Conclusion: Standing Before God Today
This passage is not just a historical record of an event on the plains of Moab. It is a statement about how God always deals with His people. We, in the new covenant, also stand before God, all of us. When we gather for worship on the Lord's Day, it is a covenant renewal ceremony.
The elders and officers are there. The men are there. The wives are there. And the little ones are there. The sojourner, the visitor, the newcomer is there. We all stand together before Yahweh our God. And through the preaching of the Word and the administration of the sacraments, God is re-establishing us as His people and confirming that He is our God.
The implications of this are immense. First, it means we must reject the privatized, individualistic gospel of our age. Your faith is not just about you. It implicates your family, your children, and your community. This is why we baptize our infants. We are acknowledging that God's covenant promise extends to our children, just as it did in the Old Testament. We are formally marking them as members of the visible covenant community and raising them in the discipline and instruction of the Lord, calling them to take up the terms of the covenant for themselves through personal faith and repentance.
Second, it means there is no such thing as a partial commitment. From the wood-chopper to the tribal chief, all were bound by the same oath. You cannot be "sort of" in the covenant. You are either in, and therefore obligated to obey, or you are out, and under the curse. This is why apostasy is such a serious matter. To be in the covenant, to receive its signs and seals, and then to turn away is to trample underfoot the Son of God and to profane the blood of the covenant (Hebrews 10:29).

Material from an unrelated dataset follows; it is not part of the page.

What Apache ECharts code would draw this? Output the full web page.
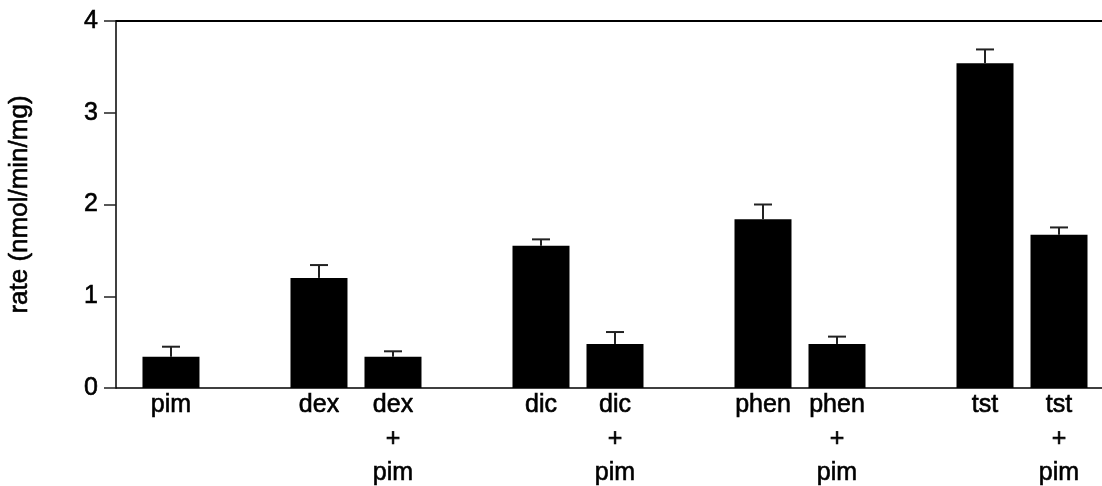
<!DOCTYPE html>
<html>
<head>
<meta charset="utf-8">
<title>rate (nmol/min/mg)</title>
<script src="https://cdn.jsdelivr.net/npm/echarts@6/dist/echarts.min.js"></script>
<style>
  html, body { margin: 0; padding: 0; background: #fff; }
  #chart { width: 1102px; height: 486px; }
</style>
</head>
<body>
<div id="chart"></div>
<script>
// Treatment groups in plotting order; empty strings are the spacers between groups.
const categories = ['pim', '', 'dex', 'dex\n+\npim', '', 'dic', 'dic\n+\npim', '', 'phen', 'phen\n+\npim', '', 'tst', 'tst\n+\npim'];
// Mean rate per treatment (null for spacers)
const rates = [0.34, null, 1.20, 0.34, null, 1.55, 0.48, null, 1.84, 0.48, null, 3.54, 1.67];
// Upper error (SEM) per treatment
const errors = [0.11, null, 0.14, 0.06, null, 0.07, 0.13, null, 0.16, 0.08, null, 0.15, 0.08];
// Y axis ticks
const yTicks = [0, 1, 2, 3, 4];

const barData = [];
const errData = [];
categories.forEach((c, i) => {
  if (rates[i] == null) return;
  barData.push({ value: [i, rates[i]], name: c });
  errData.push([i, rates[i], rates[i] + errors[i]]);
});

const FONT = '"Liberation Sans", Arial, Helvetica, sans-serif';
// a thin outline in the text colour gives the slightly heavier print weight
const TEXT = { fontFamily: FONT, color: '#000', textBorderColor: '#000', textBorderWidth: 0.6 };

const chart = echarts.init(document.getElementById('chart'), null, { renderer: 'canvas' });

const hiddenX = {
  type: 'value',
  min: -0.743,
  max: 12.581,
  axisTick: { show: false },
  axisLabel: { show: false },
  splitLine: { show: false }
};

chart.setOption({
  animation: false,
  backgroundColor: '#ffffff',
  grid: { left: 116, right: 0, top: 21, bottom: 98, containLabel: false, outerBoundsMode: 'none' },
  xAxis: [
    Object.assign({}, hiddenX, {
      position: 'bottom',
      axisLine: { show: true, onZero: false, lineStyle: { color: '#000', width: 1.5 } }
    }),
    Object.assign({}, hiddenX, {
      position: 'top',
      axisLine: { show: true, onZero: false, lineStyle: { color: '#000', width: 2 } }
    })
  ],
  yAxis: {
    type: 'value',
    min: yTicks[0],
    max: yTicks[yTicks.length - 1],
    interval: 1,
    name: 'rate (nmol/min/mg)',
    nameLocation: 'middle',
    nameGap: 83,
    nameTextStyle: Object.assign({}, TEXT, { fontSize: 26 }),
    axisLine: { show: true, onZero: false, lineStyle: { color: '#000', width: 1.5 } },
    axisTick: { show: true, inside: false, length: 12, lineStyle: { color: '#222', width: 1.5 } },
    axisLabel: Object.assign({}, TEXT, { fontSize: 25, margin: 18 }),
    splitLine: { show: false }
  },
  series: [
    {
      type: 'bar',
      xAxisIndex: 0,
      data: barData,
      barWidth: 57,
      itemStyle: { color: '#000' },
      label: Object.assign({}, TEXT, {
        show: true,
        position: 'bottom',
        distance: 0,
        formatter: p => p.name,
        fontSize: 25,
        lineHeight: 34
      }),
      z: 2
    },
    {
      type: 'custom',
      xAxisIndex: 0,
      data: errData,
      z: 3,
      renderItem: function (params, api) {
        const base = api.coord([api.value(0), api.value(1)]);
        const top = api.coord([api.value(0), api.value(2)]);
        const half = 9;
        const style = { stroke: '#222', lineWidth: 2 };
        return {
          type: 'group',
          children: [
            { type: 'line', shape: { x1: base[0], y1: base[1], x2: top[0], y2: top[1] }, style: style },
            { type: 'line', shape: { x1: top[0] - half, y1: top[1], x2: top[0] + half, y2: top[1] }, style: style }
          ]
        };
      }
    }
  ]
});
</script>
</body>
</html>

Finally, it is a profound comfort. God's promises are not made to isolated individuals who might fail. They are made to a people, to the body of Christ, which cannot fail. He is establishing us. He is the one making us His people. The covenant rests not on the strength of our grip on Him, but on the strength of His grip on us, a grip He secured through the oath sworn to Abraham and fulfilled in the blood of His Son. Therefore, let us stand together, all of us, before our God, and rejoice that He has made us His people, and He is our God.